A review by syllabus_of_errors
Legacy of Violence: A History of the British Empire by Caroline Elkins

5.0

This book was a difficult read, not because of issues with the writing (the writing is very clear and tells a compelling narrative that connects all the different threads cohesively), but because of the subject matter.

Legacy of Violence is a book that in the four months since finishing reading it, has gone on to noticeably shape my view of the British and their former empire.

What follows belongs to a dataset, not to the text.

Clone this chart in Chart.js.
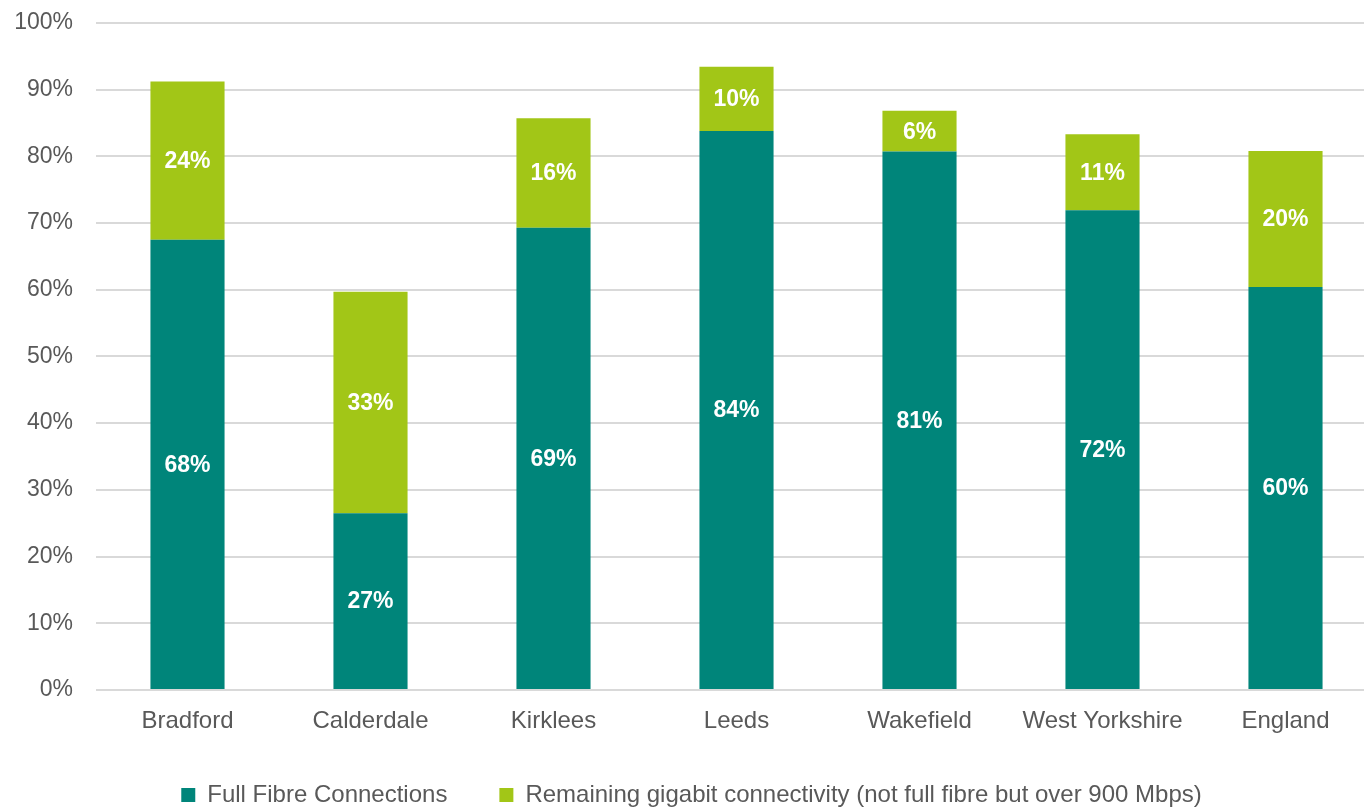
<!DOCTYPE html>
<html>
<head>
<meta charset="utf-8">
<script src="https://cdn.jsdelivr.net/npm/chart.js@4/dist/chart.umd.min.js"></script>
<style>
  html, body { margin: 0; padding: 0; background: #ffffff; overflow: hidden; }
  #wrap { position: relative; width: 1377px; height: 836px; margin-top: -14px; }
</style>
</head>
<body>
<div id="wrap"><canvas id="c"></canvas></div>
<script>
const categories = ["Bradford", "Calderdale", "Kirklees", "Leeds", "Wakefield", "West Yorkshire", "England"];
const fullFibre = [67.5, 26.5, 69.3, 83.8, 80.7, 71.9, 60.4];
const remainingGigabit = [23.7, 33.2, 16.4, 9.6, 6.1, 11.4, 20.4];
const seriesNames = ["Full Fibre Connections", "Remaining gigabit connectivity (not full fibre but over 900 Mbps)"];
const yTicks = [0, 10, 20, 30, 40, 50, 60, 70, 80, 90, 100];

const FONT = "'Liberation Sans', Arial, sans-serif";

const barLabels = {
  id: 'barLabels',
  afterDatasetsDraw(chart) {
    const ctx = chart.ctx;
    ctx.save();
    ctx.font = "bold 23px " + FONT;
    ctx.fillStyle = "#ffffff";
    ctx.textAlign = "center";
    ctx.textBaseline = "middle";
    chart.data.datasets.forEach((ds, di) => {
      const meta = chart.getDatasetMeta(di);
      meta.data.forEach((bar, i) => {
        const v = ds.data[i];
        const yMid = (bar.y + bar.base) / 2;
        ctx.fillText(Math.round(v) + "%", bar.x, yMid + 1);
      });
    });
    ctx.restore();
  }
};

const legendShift = {
  id: 'legendShift',
  afterLayout(chart) {
    const lg = chart.legend;
    if (lg) {
      const h = lg.height;
      lg.top = chart.chartArea.bottom + 41;
      lg.bottom = lg.top + h;
    }
  }
};

new Chart(document.getElementById('c'), {
  type: 'bar',
  data: {
    labels: categories,
    datasets: [
      { label: seriesNames[0], data: fullFibre, backgroundColor: '#00857A', borderWidth: 0 },
      { label: seriesNames[1], data: remainingGigabit, backgroundColor: '#A2C617', borderWidth: 0 }
    ]
  },
  options: {
    responsive: true,
    maintainAspectRatio: false,
    animation: false,
    layout: { padding: { left: 6, right: 0, top: 0, bottom: 0 } },
    datasets: { bar: { categoryPercentage: 1.0, barPercentage: 0.405 } },
    scales: {
      x: {
        stacked: true,
        grid: { display: false, drawTicks: false },
        border: { display: false },
        ticks: { color: '#595959', font: { family: FONT, size: 24 }, padding: 17, maxRotation: 0, autoSkip: false },
        afterFit(scale) { scale.height = 46; }
      },
      y: {
        stacked: true,
        min: 0,
        max: 100,
        afterBuildTicks(scale) { scale.ticks = yTicks.map(v => ({ value: v })); },
        grid: { color: '#d9d9d9', lineWidth: 2, drawTicks: false },
        border: { display: false },
        ticks: { color: '#595959', font: { family: FONT, size: 23 }, padding: 23, callback: v => v + '%' },
        afterFit(scale) { scale.width = 90; }
      }
    },
    plugins: {
      tooltip: { enabled: false },
      legend: {
        position: 'bottom',
        labels: {
          color: '#595959',
          font: { family: FONT, size: 24 },
          boxWidth: 14,
          boxHeight: 14,
          padding: 52
        }
      }
    }
  },
  plugins: [barLabels, legendShift]
});
</script>
</body>
</html>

I grew up with a shade of anglophilia (as an American and the child of an Anglophile that grew up in Hong Kong), and over time I’ve worked to reassess the horrendous colonialist and imperialist attitudes that are either treated as quaint relics of the past, or irrelevant to the “modern” Britain.

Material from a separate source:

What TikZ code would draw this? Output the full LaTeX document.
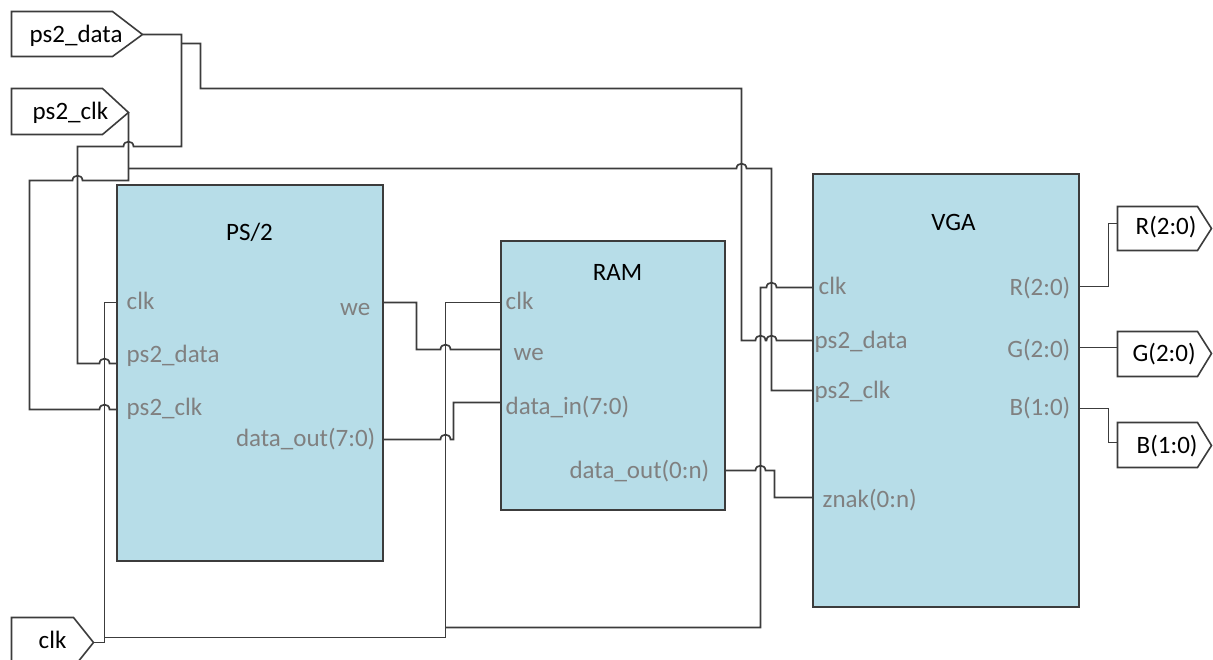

Legacy of Violence makes it impossible to rationalize the colonialist attitudes of the Empire to some foggy past, and forces any good faith reader to reckon with the continued current by both the UK government and a vocal segment of its people of white supremacy, covering up atrocities committed in the name of King and Country, and the continued oppression of former colonies through soft power diplomacy, obstructionism, and rewriting history.

To my surprise, Legacy of Violence opens with the end of WWI, rather than the earlier colonial ventures during the normally discussed “First Phase” colonialism of North America and mercantilist expansion, or even the “Neoimperialst” period of the Scramble for Africa and industrial expansion. Instead, it focuses on the era within living memories and active litigation: Israel and the Middle East, Malaya, and Kenya.

Today’s narrative on the legacy of the Empire focuses on stolen art and artifacts. While topics like the Benin Bronzes are worthy, I feel it’s an intentional distraction from the more fundamentally-destabilizing topics covered in Legacy of Violence: intentional actions by the British State to commit genocide and violent colonial repression, even after the end of WWII and the horrors of the Holocaust.

Elkins describes her personal involvement with the lawsuits filed by the survivors and descendants of those massacred by the British while repressing the Mau Mau Rebellion in Kenya, and through this slog of a book, she lays out the evidence for a deep pattern, chain of events, and recurring administrators and actors within the British government linking atrocities and cover ups through the 20th century and creating between 1930 and 1965.

By all accounts, I recommend this book.